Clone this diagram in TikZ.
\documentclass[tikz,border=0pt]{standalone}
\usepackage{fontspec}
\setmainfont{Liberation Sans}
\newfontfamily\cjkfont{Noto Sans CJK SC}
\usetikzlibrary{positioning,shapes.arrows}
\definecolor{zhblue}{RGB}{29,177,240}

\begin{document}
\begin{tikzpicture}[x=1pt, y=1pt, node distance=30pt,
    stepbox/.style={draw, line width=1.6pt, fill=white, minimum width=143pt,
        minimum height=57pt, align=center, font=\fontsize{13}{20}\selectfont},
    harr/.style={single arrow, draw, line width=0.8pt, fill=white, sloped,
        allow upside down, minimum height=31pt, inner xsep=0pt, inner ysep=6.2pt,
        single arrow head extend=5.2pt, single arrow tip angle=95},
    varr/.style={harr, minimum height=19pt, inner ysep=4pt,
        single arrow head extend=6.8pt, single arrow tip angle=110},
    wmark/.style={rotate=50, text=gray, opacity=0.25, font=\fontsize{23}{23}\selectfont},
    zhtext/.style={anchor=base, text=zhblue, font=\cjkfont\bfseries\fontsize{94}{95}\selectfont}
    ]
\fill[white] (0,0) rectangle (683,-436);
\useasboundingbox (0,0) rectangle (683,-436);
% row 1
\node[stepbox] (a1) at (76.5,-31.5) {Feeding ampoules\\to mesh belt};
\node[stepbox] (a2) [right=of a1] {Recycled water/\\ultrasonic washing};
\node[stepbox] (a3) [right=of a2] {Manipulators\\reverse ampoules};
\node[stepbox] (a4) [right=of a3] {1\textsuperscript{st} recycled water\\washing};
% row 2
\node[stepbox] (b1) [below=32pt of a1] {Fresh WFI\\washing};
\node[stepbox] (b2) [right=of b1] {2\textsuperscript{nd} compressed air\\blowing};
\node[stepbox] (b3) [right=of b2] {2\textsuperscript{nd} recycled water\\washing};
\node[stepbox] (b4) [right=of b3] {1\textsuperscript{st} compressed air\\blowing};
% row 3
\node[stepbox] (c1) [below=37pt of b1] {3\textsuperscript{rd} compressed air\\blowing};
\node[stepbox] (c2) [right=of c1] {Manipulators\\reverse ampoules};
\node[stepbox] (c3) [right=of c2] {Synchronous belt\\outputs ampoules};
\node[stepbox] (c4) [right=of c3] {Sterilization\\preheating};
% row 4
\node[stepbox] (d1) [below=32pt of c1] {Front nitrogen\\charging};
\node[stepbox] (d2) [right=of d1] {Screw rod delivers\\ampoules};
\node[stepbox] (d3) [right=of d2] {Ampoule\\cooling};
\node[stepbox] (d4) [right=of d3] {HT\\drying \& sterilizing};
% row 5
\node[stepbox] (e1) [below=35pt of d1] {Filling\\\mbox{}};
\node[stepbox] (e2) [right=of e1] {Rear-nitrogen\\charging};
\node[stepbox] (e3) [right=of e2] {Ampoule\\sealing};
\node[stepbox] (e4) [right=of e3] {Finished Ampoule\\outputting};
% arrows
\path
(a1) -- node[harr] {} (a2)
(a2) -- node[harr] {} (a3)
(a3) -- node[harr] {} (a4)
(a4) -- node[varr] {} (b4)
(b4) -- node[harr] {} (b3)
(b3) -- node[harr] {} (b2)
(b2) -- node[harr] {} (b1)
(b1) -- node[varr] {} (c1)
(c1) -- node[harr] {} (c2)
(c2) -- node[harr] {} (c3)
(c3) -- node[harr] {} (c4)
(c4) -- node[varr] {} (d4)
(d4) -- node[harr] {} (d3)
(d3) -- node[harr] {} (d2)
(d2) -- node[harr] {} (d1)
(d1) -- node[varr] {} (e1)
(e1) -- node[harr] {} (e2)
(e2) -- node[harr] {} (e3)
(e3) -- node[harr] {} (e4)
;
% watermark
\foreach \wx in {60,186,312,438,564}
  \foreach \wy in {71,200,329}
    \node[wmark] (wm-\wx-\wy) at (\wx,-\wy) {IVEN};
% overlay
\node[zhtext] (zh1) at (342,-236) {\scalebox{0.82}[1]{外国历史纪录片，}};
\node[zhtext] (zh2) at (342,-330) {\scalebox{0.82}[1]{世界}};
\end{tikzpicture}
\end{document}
════
* _Set problem_
Copy each line of the data exactly, leaving nothing out.

* _Answer to this task_
Clone this diagram in TikZ.
\documentclass[tikz,border=0pt]{standalone}
\usepackage{fontspec}
\setmainfont{Liberation Sans}
\newfontfamily\cjkfont{Noto Sans CJK SC}
\usetikzlibrary{positioning,shapes.arrows}
\definecolor{zhblue}{RGB}{29,177,240}

\begin{document}
\begin{tikzpicture}[x=1pt, y=1pt, node distance=30pt,
    stepbox/.style={draw, line width=1.6pt, fill=white, minimum width=143pt,
        minimum height=57pt, align=center, font=\fontsize{13}{20}\selectfont},
    harr/.style={single arrow, draw, line width=0.8pt, fill=white, sloped,
        allow upside down, minimum height=31pt, inner xsep=0pt, inner ysep=6.2pt,
        single arrow head extend=5.2pt, single arrow tip angle=95},
    varr/.style={harr, minimum height=19pt, inner ysep=4pt,
        single arrow head extend=6.8pt, single arrow tip angle=110},
    wmark/.style={rotate=50, text=gray, opacity=0.25, font=\fontsize{23}{23}\selectfont},
    zhtext/.style={anchor=base, text=zhblue, font=\cjkfont\bfseries\fontsize{94}{95}\selectfont}
    ]
\fill[white] (0,0) rectangle (683,-436);
\useasboundingbox (0,0) rectangle (683,-436);
% row 1
\node[stepbox] (a1) at (76.5,-31.5) {Feeding ampoules\\to mesh belt};
\node[stepbox] (a2) [right=of a1] {Recycled water/\\ultrasonic washing};
\node[stepbox] (a3) [right=of a2] {Manipulators\\reverse ampoules};
\node[stepbox] (a4) [right=of a3] {1\textsuperscript{st} recycled water\\washing};
% row 2
\node[stepbox] (b1) [below=32pt of a1] {Fresh WFI\\washing};
\node[stepbox] (b2) [right=of b1] {2\textsuperscript{nd} compressed air\\blowing};
\node[stepbox] (b3) [right=of b2] {2\textsuperscript{nd} recycled water\\washing};
\node[stepbox] (b4) [right=of b3] {1\textsuperscript{st} compressed air\\blowing};
% row 3
\node[stepbox] (c1) [below=37pt of b1] {3\textsuperscript{rd} compressed air\\blowing};
\node[stepbox] (c2) [right=of c1] {Manipulators\\reverse ampoules};
\node[stepbox] (c3) [right=of c2] {Synchronous belt\\outputs ampoules};
\node[stepbox] (c4) [right=of c3] {Sterilization\\preheating};
% row 4
\node[stepbox] (d1) [below=32pt of c1] {Front nitrogen\\charging};
\node[stepbox] (d2) [right=of d1] {Screw rod delivers\\ampoules};
\node[stepbox] (d3) [right=of d2] {Ampoule\\cooling};
\node[stepbox] (d4) [right=of d3] {HT\\drying \& sterilizing};
% row 5
\node[stepbox] (e1) [below=35pt of d1] {Filling\\\mbox{}};
\node[stepbox] (e2) [right=of e1] {Rear-nitrogen\\charging};
\node[stepbox] (e3) [right=of e2] {Ampoule\\sealing};
\node[stepbox] (e4) [right=of e3] {Finished Ampoule\\outputting};
% arrows
\path
(a1) -- node[harr] {} (a2)
(a2) -- node[harr] {} (a3)
(a3) -- node[harr] {} (a4)
(a4) -- node[varr] {} (b4)
(b4) -- node[harr] {} (b3)
(b3) -- node[harr] {} (b2)
(b2) -- node[harr] {} (b1)
(b1) -- node[varr] {} (c1)
(c1) -- node[harr] {} (c2)
(c2) -- node[harr] {} (c3)
(c3) -- node[harr] {} (c4)
(c4) -- node[varr] {} (d4)
(d4) -- node[harr] {} (d3)
(d3) -- node[harr] {} (d2)
(d2) -- node[harr] {} (d1)
(d1) -- node[varr] {} (e1)
(e1) -- node[harr] {} (e2)
(e2) -- node[harr] {} (e3)
(e3) -- node[harr] {} (e4)
;
% watermark
\foreach \wx in {60,186,312,438,564}
  \foreach \wy in {71,200,329}
    \node[wmark] (wm-\wx-\wy) at (\wx,-\wy) {IVEN};
% overlay
\node[zhtext] (zh1) at (342,-236) {\scalebox{0.82}[1]{外国历史纪录片，}};
\node[zhtext] (zh2) at (342,-330) {\scalebox{0.82}[1]{世界}};
\end{tikzpicture}
\end{document}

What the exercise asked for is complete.